You avoid certain topics.

You hide harmless truths to prevent conflict.

You walk on eggshells.


Fear doesn’t always look dramatic. Sometimes it’s quiet tension.


Why this matters:

When communication feels unsafe, the relationship isn’t emotionally safe. Silence may protect short-term peace, but it damages long-term trust.


11. He Disrespects You in Front of Others

Public disrespect often escalates slowly:


Interrupting you repeatedly.


Correcting you aggressively.


Rolling his eyes when you speak.


Sharing private information without permission.


This isn’t accidental. It signals a lack of regard for your dignity.


Why this matters:

If he’s comfortable embarrassing you publicly, imagine what he justifies privately.


12. Your Gut Keeps Warning You

Sometimes the most powerful sign isn’t his behavior—it’s your intuition.


You feel:


A constant low-level anxiety.


Relief when he’s not around.


Confusion after arguments.


Drained instead of energized.


Your nervous system notices patterns before your mind does.


You don’t need proof that would convince a courtroom. You need clarity that protects your peace.


Why You Should Pay Attention Early

Many people ignore early boundary violations because:


“It’s not that bad.”


“He didn’t mean it.”


“I don’t want to overreact.”


“He’s great in other ways.”


But small disrespect rarely shrinks. It expands.


Psychologically, humans repeat behaviors that aren’t challenged. If crossing a line results in no consequences, it becomes normalized.


Healthy relationships are built on:


Mutual respect


Emotional safety


Accountability


Clear communication


Consistent actions


When those foundations crack, the structure eventually follows.

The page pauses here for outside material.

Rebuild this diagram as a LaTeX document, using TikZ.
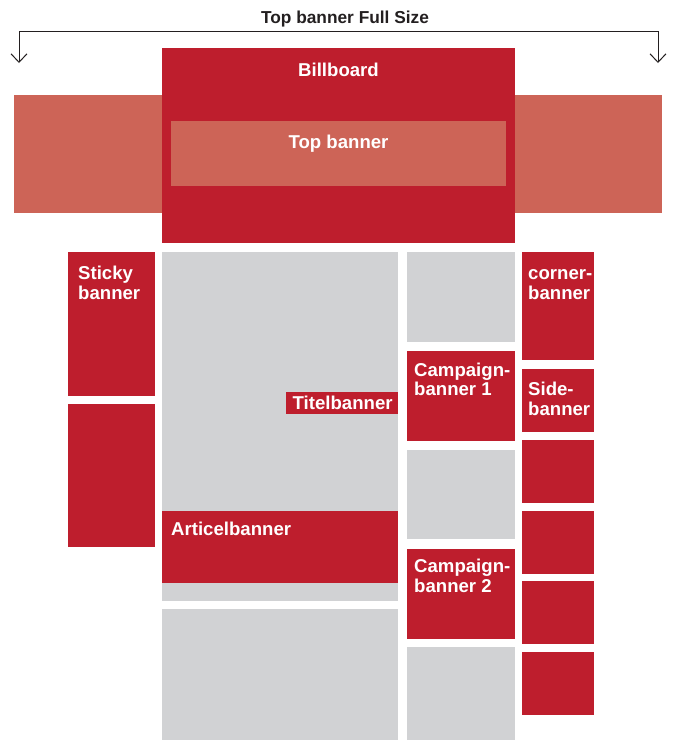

The Difference Between Mistakes and Patterns

Everyone makes mistakes. The key difference is response.


A healthy partner:


Listens when confronted.


Takes responsibility.


Adjusts behavior.


Shows consistent change.


An unhealthy partner:


Deflects.


Blames.


Minimizes.


Repeats.


Change is proven over time—not promised in emotional moments.


What To Do If He Is Crossing a Line

Clarify Your Boundary Clearly

Be specific. “I feel disrespected when you joke about my body in front of others. I need that to stop.”


Observe the Response

Does he listen? Get defensive? Laugh? Apologize and change?


Watch the Pattern

One conversation rarely fixes everything. Consistency reveals truth.


Strengthen Your Support System

Talk to trusted friends or family. Outside perspectives matter.


Trust Your Discomfort

Discomfort is information. Don’t ignore it to maintain temporary peace.